= GOAL =
Copy, from the entries below, each line where the word "that" can be found.

= GIVEN DATA =
>>>>>

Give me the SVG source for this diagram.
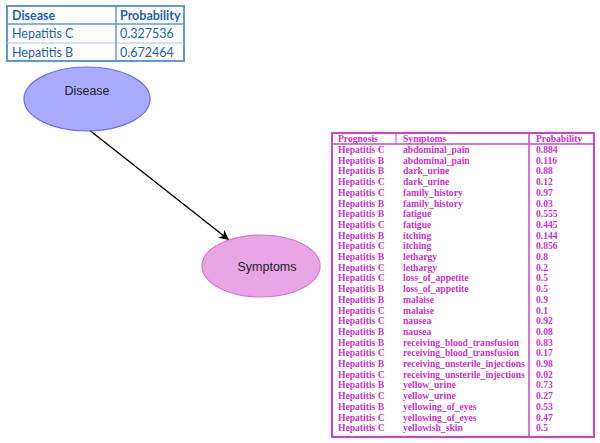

<<<<<
>>>>>

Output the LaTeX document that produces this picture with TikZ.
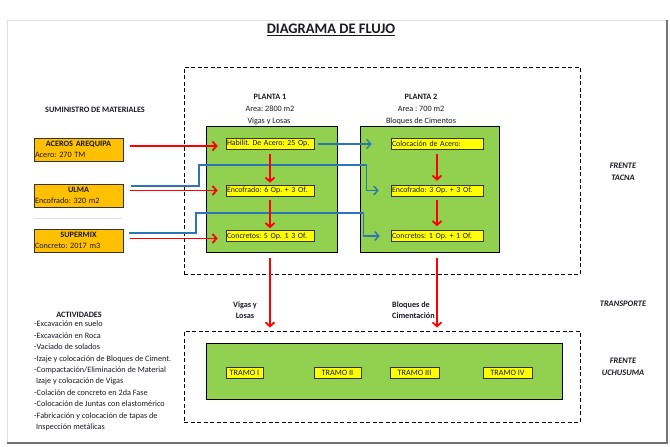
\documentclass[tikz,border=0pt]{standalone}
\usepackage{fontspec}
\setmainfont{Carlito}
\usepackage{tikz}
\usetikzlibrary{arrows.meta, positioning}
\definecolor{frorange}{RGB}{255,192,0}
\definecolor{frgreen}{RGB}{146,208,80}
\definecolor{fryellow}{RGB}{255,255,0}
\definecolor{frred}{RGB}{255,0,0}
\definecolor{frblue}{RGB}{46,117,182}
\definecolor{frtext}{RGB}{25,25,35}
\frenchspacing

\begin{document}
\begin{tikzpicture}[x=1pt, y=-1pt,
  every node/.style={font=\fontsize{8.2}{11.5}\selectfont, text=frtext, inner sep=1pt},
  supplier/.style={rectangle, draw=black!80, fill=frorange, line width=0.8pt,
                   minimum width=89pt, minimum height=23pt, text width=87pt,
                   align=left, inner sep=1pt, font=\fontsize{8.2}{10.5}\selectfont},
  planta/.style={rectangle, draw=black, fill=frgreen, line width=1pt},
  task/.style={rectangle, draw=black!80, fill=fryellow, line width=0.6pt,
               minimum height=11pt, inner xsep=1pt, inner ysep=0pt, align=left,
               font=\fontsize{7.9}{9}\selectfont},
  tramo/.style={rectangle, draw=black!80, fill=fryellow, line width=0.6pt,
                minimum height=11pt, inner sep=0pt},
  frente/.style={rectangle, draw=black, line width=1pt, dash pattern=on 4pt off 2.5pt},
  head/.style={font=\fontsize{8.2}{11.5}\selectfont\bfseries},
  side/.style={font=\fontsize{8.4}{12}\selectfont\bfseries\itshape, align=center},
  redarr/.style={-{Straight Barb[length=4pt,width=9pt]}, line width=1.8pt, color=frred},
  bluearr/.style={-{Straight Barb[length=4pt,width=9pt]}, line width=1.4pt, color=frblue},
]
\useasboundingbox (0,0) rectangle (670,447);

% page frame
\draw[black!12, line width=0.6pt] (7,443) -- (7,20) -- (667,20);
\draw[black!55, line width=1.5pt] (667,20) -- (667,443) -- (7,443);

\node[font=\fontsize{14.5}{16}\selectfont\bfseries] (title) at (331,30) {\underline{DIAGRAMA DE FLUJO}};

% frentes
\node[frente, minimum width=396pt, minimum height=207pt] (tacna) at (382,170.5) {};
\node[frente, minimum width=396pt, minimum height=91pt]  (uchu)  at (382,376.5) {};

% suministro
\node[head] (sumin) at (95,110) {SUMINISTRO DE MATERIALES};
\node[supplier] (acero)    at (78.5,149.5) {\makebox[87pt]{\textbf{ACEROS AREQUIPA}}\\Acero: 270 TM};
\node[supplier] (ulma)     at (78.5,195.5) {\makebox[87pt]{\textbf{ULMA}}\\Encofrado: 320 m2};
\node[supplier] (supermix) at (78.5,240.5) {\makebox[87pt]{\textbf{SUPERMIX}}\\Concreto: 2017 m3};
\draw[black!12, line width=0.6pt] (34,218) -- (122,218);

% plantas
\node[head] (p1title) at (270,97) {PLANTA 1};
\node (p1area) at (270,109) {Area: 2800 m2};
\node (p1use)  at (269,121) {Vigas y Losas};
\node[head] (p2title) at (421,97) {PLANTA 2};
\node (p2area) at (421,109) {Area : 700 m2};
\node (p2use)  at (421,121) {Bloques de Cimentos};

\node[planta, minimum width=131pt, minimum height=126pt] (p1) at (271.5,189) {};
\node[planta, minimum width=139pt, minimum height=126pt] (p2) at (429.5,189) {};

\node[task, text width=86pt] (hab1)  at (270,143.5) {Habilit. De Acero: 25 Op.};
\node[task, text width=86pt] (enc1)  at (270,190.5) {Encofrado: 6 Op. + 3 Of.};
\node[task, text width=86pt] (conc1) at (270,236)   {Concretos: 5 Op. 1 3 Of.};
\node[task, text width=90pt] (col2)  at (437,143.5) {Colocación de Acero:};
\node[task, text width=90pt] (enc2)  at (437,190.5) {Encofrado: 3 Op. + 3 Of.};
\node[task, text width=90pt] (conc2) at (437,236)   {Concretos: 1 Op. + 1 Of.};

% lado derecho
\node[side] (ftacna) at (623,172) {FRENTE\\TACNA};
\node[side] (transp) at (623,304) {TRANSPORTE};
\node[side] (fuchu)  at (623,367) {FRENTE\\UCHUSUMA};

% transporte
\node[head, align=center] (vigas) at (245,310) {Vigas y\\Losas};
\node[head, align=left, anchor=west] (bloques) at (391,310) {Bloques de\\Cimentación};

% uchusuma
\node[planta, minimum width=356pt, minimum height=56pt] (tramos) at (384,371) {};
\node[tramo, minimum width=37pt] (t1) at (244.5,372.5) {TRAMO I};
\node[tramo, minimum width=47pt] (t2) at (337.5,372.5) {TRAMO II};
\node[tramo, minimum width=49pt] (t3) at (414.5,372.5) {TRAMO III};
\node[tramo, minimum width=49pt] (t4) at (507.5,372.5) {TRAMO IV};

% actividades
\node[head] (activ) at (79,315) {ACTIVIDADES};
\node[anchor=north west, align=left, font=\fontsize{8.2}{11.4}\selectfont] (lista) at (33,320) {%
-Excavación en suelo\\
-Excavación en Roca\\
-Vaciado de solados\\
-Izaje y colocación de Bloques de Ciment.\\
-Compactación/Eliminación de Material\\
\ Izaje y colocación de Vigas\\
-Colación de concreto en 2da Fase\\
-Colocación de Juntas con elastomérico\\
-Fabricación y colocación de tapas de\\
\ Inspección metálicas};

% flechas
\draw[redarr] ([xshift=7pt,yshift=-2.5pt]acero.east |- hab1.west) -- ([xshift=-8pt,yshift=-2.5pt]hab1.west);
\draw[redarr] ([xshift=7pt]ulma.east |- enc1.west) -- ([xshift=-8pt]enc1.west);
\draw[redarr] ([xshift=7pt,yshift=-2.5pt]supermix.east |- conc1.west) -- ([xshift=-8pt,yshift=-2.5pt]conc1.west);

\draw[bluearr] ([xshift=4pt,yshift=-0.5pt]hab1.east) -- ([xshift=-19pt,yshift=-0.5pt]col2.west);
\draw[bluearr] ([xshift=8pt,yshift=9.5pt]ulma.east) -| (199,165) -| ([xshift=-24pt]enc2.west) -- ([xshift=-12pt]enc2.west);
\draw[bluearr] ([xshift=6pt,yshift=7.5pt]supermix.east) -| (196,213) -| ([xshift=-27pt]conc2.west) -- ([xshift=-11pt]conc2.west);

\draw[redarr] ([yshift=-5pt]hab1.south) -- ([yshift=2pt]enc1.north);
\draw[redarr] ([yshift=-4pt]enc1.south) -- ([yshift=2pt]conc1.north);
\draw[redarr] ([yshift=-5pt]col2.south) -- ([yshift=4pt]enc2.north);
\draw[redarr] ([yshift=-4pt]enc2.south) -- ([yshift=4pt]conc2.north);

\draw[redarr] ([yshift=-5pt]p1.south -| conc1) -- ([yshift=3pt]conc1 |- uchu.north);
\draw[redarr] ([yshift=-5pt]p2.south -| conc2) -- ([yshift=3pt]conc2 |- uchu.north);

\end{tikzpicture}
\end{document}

<<<<<
>>>>>

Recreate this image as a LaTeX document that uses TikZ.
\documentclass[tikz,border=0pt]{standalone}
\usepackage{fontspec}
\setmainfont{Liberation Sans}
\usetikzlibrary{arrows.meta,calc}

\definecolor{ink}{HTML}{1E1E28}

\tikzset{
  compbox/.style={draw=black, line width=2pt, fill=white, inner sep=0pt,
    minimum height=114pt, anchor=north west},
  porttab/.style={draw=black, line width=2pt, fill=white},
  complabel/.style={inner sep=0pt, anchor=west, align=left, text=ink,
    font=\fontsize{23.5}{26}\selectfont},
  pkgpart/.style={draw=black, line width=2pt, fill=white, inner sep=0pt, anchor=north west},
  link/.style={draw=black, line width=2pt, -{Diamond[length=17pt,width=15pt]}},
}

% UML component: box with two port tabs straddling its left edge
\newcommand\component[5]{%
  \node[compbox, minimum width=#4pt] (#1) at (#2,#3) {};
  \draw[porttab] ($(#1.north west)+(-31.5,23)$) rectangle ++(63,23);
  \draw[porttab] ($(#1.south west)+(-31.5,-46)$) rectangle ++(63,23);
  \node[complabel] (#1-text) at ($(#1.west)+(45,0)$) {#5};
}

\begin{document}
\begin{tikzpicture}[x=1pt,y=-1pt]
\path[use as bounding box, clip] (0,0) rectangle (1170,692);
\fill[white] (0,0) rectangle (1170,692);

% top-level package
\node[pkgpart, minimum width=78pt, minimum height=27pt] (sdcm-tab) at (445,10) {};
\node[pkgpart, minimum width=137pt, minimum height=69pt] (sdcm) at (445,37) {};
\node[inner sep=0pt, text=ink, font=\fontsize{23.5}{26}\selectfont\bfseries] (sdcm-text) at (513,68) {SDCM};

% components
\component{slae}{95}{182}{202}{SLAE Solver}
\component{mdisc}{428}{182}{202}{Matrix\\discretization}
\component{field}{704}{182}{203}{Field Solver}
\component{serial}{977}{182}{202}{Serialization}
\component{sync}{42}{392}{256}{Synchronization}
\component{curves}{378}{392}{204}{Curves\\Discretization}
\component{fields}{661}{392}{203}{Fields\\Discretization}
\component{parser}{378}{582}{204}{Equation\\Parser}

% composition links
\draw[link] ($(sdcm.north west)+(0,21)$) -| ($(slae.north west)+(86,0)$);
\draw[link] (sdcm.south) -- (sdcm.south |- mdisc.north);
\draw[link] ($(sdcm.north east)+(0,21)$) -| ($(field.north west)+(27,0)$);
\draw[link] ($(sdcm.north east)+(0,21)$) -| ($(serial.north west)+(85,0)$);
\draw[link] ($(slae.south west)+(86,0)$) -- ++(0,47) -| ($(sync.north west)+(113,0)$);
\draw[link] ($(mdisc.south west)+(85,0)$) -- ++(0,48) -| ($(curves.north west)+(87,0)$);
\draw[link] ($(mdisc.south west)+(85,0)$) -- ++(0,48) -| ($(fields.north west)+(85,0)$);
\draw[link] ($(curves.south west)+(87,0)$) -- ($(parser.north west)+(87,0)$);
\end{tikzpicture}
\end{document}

<<<<<

= RESULT OF THE EXERCISE =
Output the LaTeX document that produces this picture with TikZ.
Recreate this image as a LaTeX document that uses TikZ.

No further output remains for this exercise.